John had us get right to it with some sitting trot, and then just a few blissfully ignorant minutes in, he had me drop my stirrups. We probably did 2/3 of the lesson without stirrups, although it felt like eternity. The whole riding my bike thing before the lesson does not result in me having the freshest of thigh muscles.
Anyway, I felt something very, very interesting. Going to the right, especially at the canter, my entire body scrunches up and leans inside. I have never felt that without stirrups, and I bet they're mitigating it a tiny bit, but I think this is a eureka moment. It was brutal, trying not to lean in, and even when John said to make myself long between my hips and my ribs, he had to say "you're doing exactly the opposite of what I just told you to do" which made me laugh because I was trying to do it.
So Charlie moved like a dreamboat, good old Mr. Reliable, but I would scrunch so much my shoulder would be pointing into the center of the circle at John. It was pretty remarkable Charlie could keep going on a round circle at all.

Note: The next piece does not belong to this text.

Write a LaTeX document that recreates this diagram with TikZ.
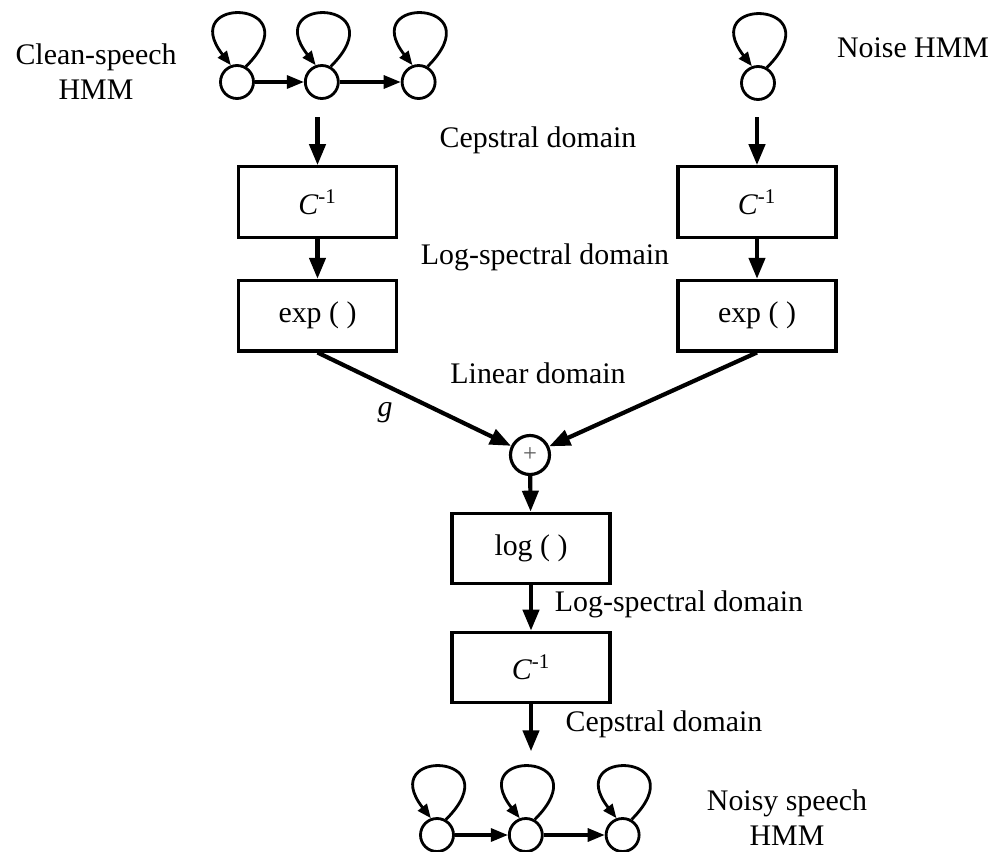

The other interesting thing was that Charlie was carrying his head really high, but also really round. John said that's ok, as long as his poll is at the highest point. He said Charlie probably felt really light in my hands (yes) and very easy to transition (yes), but I was surprised why his head was so high. Normally, he is long and low and flat. I will have to ask John next time why he held it high.
So John wanted more bend to the inside, by moving the bit around - not pulling but moving. And then more forward, from asking with my seat, not my legs.
Charlie was very responsive, and it was a nice lesson. Once I could pick up my stirrups, it felt like we ended too soon, but when I got off, I saw Charlie was sweaty underneath (which he never is when I ride him by myself at home) so clearly he got a workout.
Then I chatted with John about the points, came home and checked the spreadsheet, and realized that yes I had overlooked something - horses and riders in multiple divisions. So Charlie is not horse of the year - a super duper upper level horse is (also for sale for $65,000, a two star horse who is 13), and I am not rider of the year - Jordan who is on the leaderboard in like five different divisions probably is. Bummer. But I'm going to hold out hope that Charlie gets reserve horse of the year. That would still be pretty cool.
The other interesting thing is that he didn't have a chance of winning it at novice the year we did super well. Not a snowball's chance. Pretty much no horse does but the upper level ones. If I did the math right, first place is 73.x, Charlie was 40.5, and third place was 40.